Confinement of Fermions in Tachyon Matter at Finite Temperature

TL;DR

This paper introduces a phenomenological model simulating QCD features at finite temperature using fermions in tachyon matter, exploring confinement, phase transitions, and related properties in UV and IR regimes.

Contribution

It presents a novel model combining fermions with a modified Abelian gauge field in tachyon matter to replicate key QCD phenomena at finite temperature.

Findings

Reproduces confinement and deconfinement phases.

Analyzes quark potentials and string tensions.

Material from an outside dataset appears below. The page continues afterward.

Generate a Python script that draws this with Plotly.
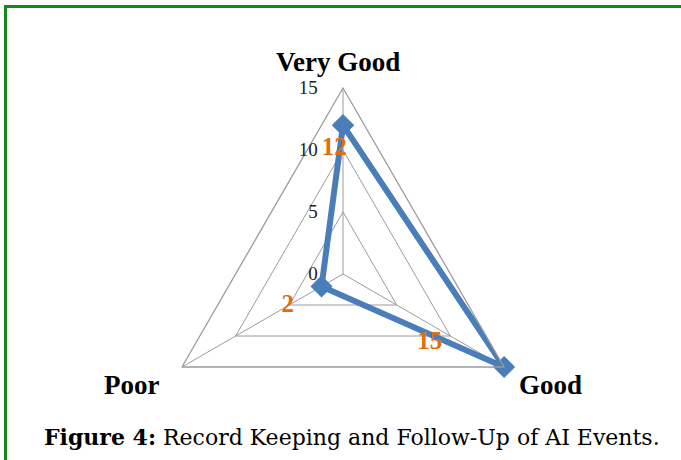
import plotly.graph_objects as go

# Survey result: record keeping and follow-up of AI events
categories = ["Very Good", "Good", "Poor"]
counts = [12, 15, 2]
radial_ticks = [0, 5, 10, 15]
caption_label = "Figure 4:"
caption_text = "Record Keeping and Follow-Up of AI Events."

# placement of each value label: radius (data units), angle clockwise from top
label_r = [10.1, 8.93, 5.13]
label_theta = [356, 128.4, 240.4]

W, H = 681, 460
CX, CY, R = 343, 274, 186          # radar centre and outer radius in pixels

BLUE = "#4A7EBB"
ORANGE = "#E46C0A"
GRID = "#9C9C9C"
GREEN = "#13891A"
SERIF = "Liberation Serif"

dom_x = [(CX - R) / W, (CX + R) / W]
dom_y = [(H - CY - R) / H, (H - CY + R) / H]

fig = go.Figure()

# value series, closed back to the first category
fig.add_trace(go.Scatterpolar(
    r=counts + counts[:1],
    theta=categories + categories[:1],
    mode="lines+markers",
    line=dict(color=BLUE, width=6),
    marker=dict(symbol="diamond", size=17, color=BLUE),
    cliponaxis=False,
    showlegend=False,
    hoverinfo="skip",
))

# value labels on an overlaid numeric polar subplot
fig.add_trace(go.Scatterpolar(
    r=label_r,
    theta=label_theta,
    mode="text",
    text=[str(v) for v in counts],
    textposition="middle center",
    textfont=dict(family=SERIF, size=25, color=ORANGE, weight="bold"),
    cliponaxis=False,
    showlegend=False,
    hoverinfo="skip",
    subplot="polar2",
))

# category names around the radar
cat_labels = [
    dict(x=338, y=62, xanchor="center"),   # Very Good
    dict(x=517, y=385, xanchor="left"),    # Good
    dict(x=161, y=385, xanchor="right"),   # Poor
]
annotations = [
    dict(text=name, x=p["x"] / W, y=1 - p["y"] / H,
         xref="paper", yref="paper", xanchor=p["xanchor"], yanchor="middle",
         showarrow=False,
         font=dict(family=SERIF, size=27, color="black", weight="bold"))
    for name, p in zip(categories, cat_labels)
]
annotations.append(dict(
    text=f"<b>{caption_label}</b> {caption_text}",
    x=351.5 / W, y=1 - 437 / H,
    xref="paper", yref="paper",
    xanchor="center", yanchor="middle",
    showarrow=False,
    font=dict(family="DejaVu Serif", size=22, color="black"),
))

fig.update_layout(
    width=W, height=H,
    margin=dict(l=0, r=0, t=0, b=0),
    paper_bgcolor="white",
    plot_bgcolor="white",
    polar=dict(
        domain=dict(x=dom_x, y=dom_y),
        bgcolor="rgba(0,0,0,0)",
        gridshape="linear",
        radialaxis=dict(
            range=[0, 15],
            tickvals=radial_ticks,
            ticktext=[str(t) for t in radial_ticks],
            angle=90,
            side="counterclockwise",
            showline=False,
            ticks="outside",
            ticklen=18,
            tickcolor="rgba(0,0,0,0)",
            gridcolor=GRID,
            gridwidth=1.3,
            tickangle=90,
            tickfont=dict(family=SERIF, size=19, color="#222"),
        ),
        angularaxis=dict(
            type="category",
            categoryarray=categories,
            rotation=90,
            direction="clockwise",
            showline=True,
            linecolor=GRID,
            linewidth=1.3,
            gridcolor=GRID,
            gridwidth=1.3,
            ticks="",
            showticklabels=False,
        ),
    ),
    polar2=dict(
        domain=dict(x=dom_x, y=dom_y),
        bgcolor="rgba(0,0,0,0)",
        radialaxis=dict(range=[0, 15], visible=False),
        angularaxis=dict(rotation=90, direction="clockwise", visible=False),
    ),
    annotations=annotations,
    shapes=[
        dict(type="line", xref="paper", yref="paper",
             x0=5.5 / W, x1=5.5 / W, y0=0, y1=1 - 5 / H,
             line=dict(color=GREEN, width=3)),
        dict(type="line", xref="paper", yref="paper",
             x0=4 / W, x1=1, y0=1 - 6.5 / H, y1=1 - 6.5 / H,
             line=dict(color=GREEN, width=3)),
    ],
)

fig.write_html("out.html")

Explores glueball and gluon properties.

Abstract

We study a phenomenological model that mimics the characteristics of QCD theory at finite temperature. The model involves fermions coupled with a modified Abelian gauge field in a tachyon matter. It reproduces some important QCD features such as, confinement, deconfinement, chiral symmetry and quark-gluon-plasma (QGP) phase transitions. The study may shed light on both light and heavy quark potentials and their string tensions. Flux-tube and Cornell potentials are developed depending on the regime under consideration. Other confining properties such as scalar glueball mass, gluon mass, glueball-meson mixing states, gluon and chiral condensates are exploited as well. The study is focused on two possible regimes, the ultraviolet (UV) and the infrared (IR) regimes.